Fight needed for pay, jobs, public services

In the context of no pay award since 2009, there may be some union members who feel we should just take anything we can, and if we for go a pay award or take a minimal one, then our jobs are more likely to be saved. In reality this is not the case. For one, showing that we are not up for a battle over pay means they are more likely to come for our jobs and terms and conditions. A serious campaign over pay would be a serious declaration of intent. Perhaps more importantly, the bottom line is we need a pay award that makes a difference. Many council workers are struggling to pay rent, bills, mortgages. This needs to change.

What do we need to do?

The offer needs to be rejected. It is not acceptable. 1 per cent does not come anywhere near close to what we need. Unfortunately the national leaderships of the three unions are not recommending rejection and for the building of a serious campaign.
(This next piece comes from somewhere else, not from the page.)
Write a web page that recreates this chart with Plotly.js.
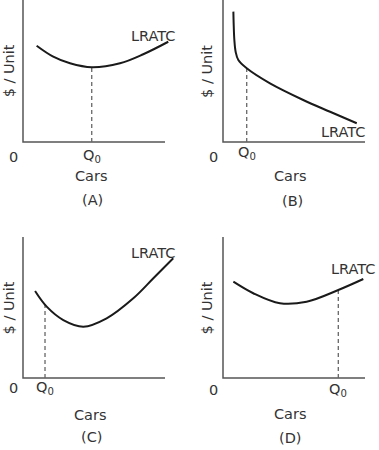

They are not saying it is a good offer but ‘the best that is achievable by negotiation’ and that if we reject ‘ only sustained, all-out strike action could bring the employers back to the negotiating table.’ This is a complete and utter abdication of leadership. They are saying if we, the members, vote to reject then the apocalypse will come crashing down around us! Why aren’t our union leaders calling for a rejection, and then trying to link up with other trade unions who are in dispute with the government and looking to take action, such as PCS the civil service union?

If given a lead by our national unions then the members will respond. But in the meantime, all members should vote to reject the offer. And yes it may mean industrial action. But if the years since the Coalition came to power have taught us anything, it is that rational discussion and putting logical arguments to the employers alone will not get us anywhere. We need to start to use our collective power, to fight for decent pay, jobs and our public services. Council unions should build links with the PCS, NUT and any other unions willing to fight to take action.